La crise des migrants est un test pour l’Europe. L’accueil est primordial mais doit être organisé.
L’Europe est confrontée à la plus grande vague de réfugiés depuis 1945, avec l’arrivée de quelque 1,3 million de personnes en provenance du Moyen-Orient et d’Afrique. Elle fait ainsi face à un test décisif, au même titre que la monnaie unique avec le défaut grec. Un test qui déterminera sa capacité à relever ou non les défis du XXIe siècle.
Protégée par son statut d’enjeu principal de la rivalité entre les deux superpuissances américaine et soviétique au temps de la guerre froide, l’Europe est aujourd’hui rattrapée par l’histoire : les chocs économiques avec le risque de déflation ; la fragilité des institutions démocratiques en raison de la poussée des partis populistes sur fond de déstabilisation des classes moyennes ; le retour en force des menaces intérieures et extérieures, qu’elles proviennent de l’islamisme ou des ambitions de puissance de la Russie ou de la Turquie. Et elle ne peut plus remettre son destin entre les mains des États-Unis qui se désengagent massivement du continent.
L’afflux des réfugiés vers l’Europe témoigne d’un changement d’intensité et de nature des mouvements migratoires. Hier, ils étaient dominés par l’immigration économique. Aujourd’hui, ils sont provoqués par la guerre et le chaos qui ravagent des régions entières, au croisement du djihad et de l’effondrement des États.
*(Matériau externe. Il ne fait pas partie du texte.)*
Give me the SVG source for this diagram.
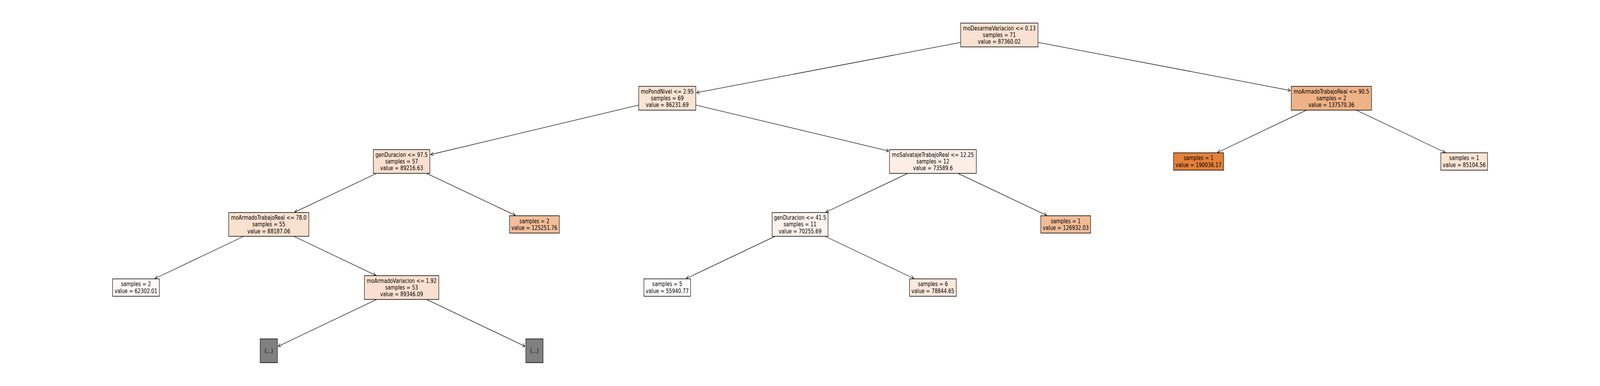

Demain, ils pourraient être amplifiés par l’évolution du climat : multiplication des catastrophes ; sécheresse et désertification ; élévation du niveau des mers.
Près de 4,5 millions de personnes entreront en 2015 dans les pays développés. Et cette situation est appelée à durer du fait du ralentissement de la croissance dans les pays émergents mais plus encore de l’escalade de la violence dans de nombreuses régions. Le retour est possible pour un immigré économique. Il est interdit aux réfugiés syriens et irakiens quand le choix qui leur est laissé se résume à la valise ou le couteau. L’affrontement entre sunnites et chiites s’inscrit dans un temps long. Les États sont détruits et ne renaîtront pas autour des frontières fixées par les accords Sykes-Picot de 1916. La Syrie, sur une population de 22 millions d’habitants, compte désormais 11 millions de réfugiés dont 4 millions hors du pays.
Il en va des réfugiés comme de la crise financière : l’Europe a voulu fermer les yeux, avant d’agir trop peu et trop tard. Elle s’est laissée enfermer dans une impasse : elle n’est pas en mesure d’accueillir durablement plus d’un million de réfugiés par an ; elle est incapable de contrôler leur arrivée par la Méditerranée et par la route des Balkans.
L’Allemagne a heureusement sorti l’Europe et les Européens de leur léthargie. Elle s’est affirmée comme la nouvelle patrie des droits de l’homme en prenant en charge 800 000 personnes et en mobilisant 10 milliards d’euros à cette fin. Cette politique est conforme aux principes humanistes qui ont présidé à sa refondation, mais aussi aux besoins de sa démographie déclinante et de son économie en situation de pénurie de main-d’œuvre qualifiée. Mais le flot des réfugiés ne peut être géré par un seul pays et l’urgence humanitaire doit s’inscrire dans une stratégie globale, articulant action intérieure et extérieure, nationale et européenne.
L’accueil est primordial mais doit être organisé et soumis à la vérification de la qualité de demandeur d’asile. Il est impératif de créer un Haut-Commissariat européen pour les réfugiés qui supervise leur accueil et apporte une aide aux pays d’arrivée, notamment l’Italie et la Grèce qui a enregistré 230 000 entrées depuis le début de l’année. L’accueil des réfugiés a par ailleurs pour contrepartie le départ effectif des demandeurs d’asile déboutés (seules 1 % des décisions sont actuellement appliquées en France) ainsi qu’une gestion stricte de l’immigration économique en fonction de la situation des pays. Ceci implique une unification rapide du droit de l’asile en Europe. Le second volet concerne le réinvestissement dans la sécurité du continent. Elle doit être puissamment renforcée par la surveillance des frontières et par l’engagement pour stabiliser sa périphérie. Avec une priorité pour la Syrie et la Libye où l’État islamique continue à progresser.
Les migrants nous apportent un formidable message d’espoir. Contrairement aux Européens qui doutent et sont tentés de renier les acquis de soixante ans d’intégration, ils risquent leur vie pour partager sa prospérité, son mode de vie et ses valeurs. Dans le prolongement de la chute du mur de Berlin, ils nous rappellent qu’il existe un rêve européen, mais aussi que ce rêve ne survivra que pour autant que les Européens restent prêts à travailler, à défendre leur liberté et à rester unis.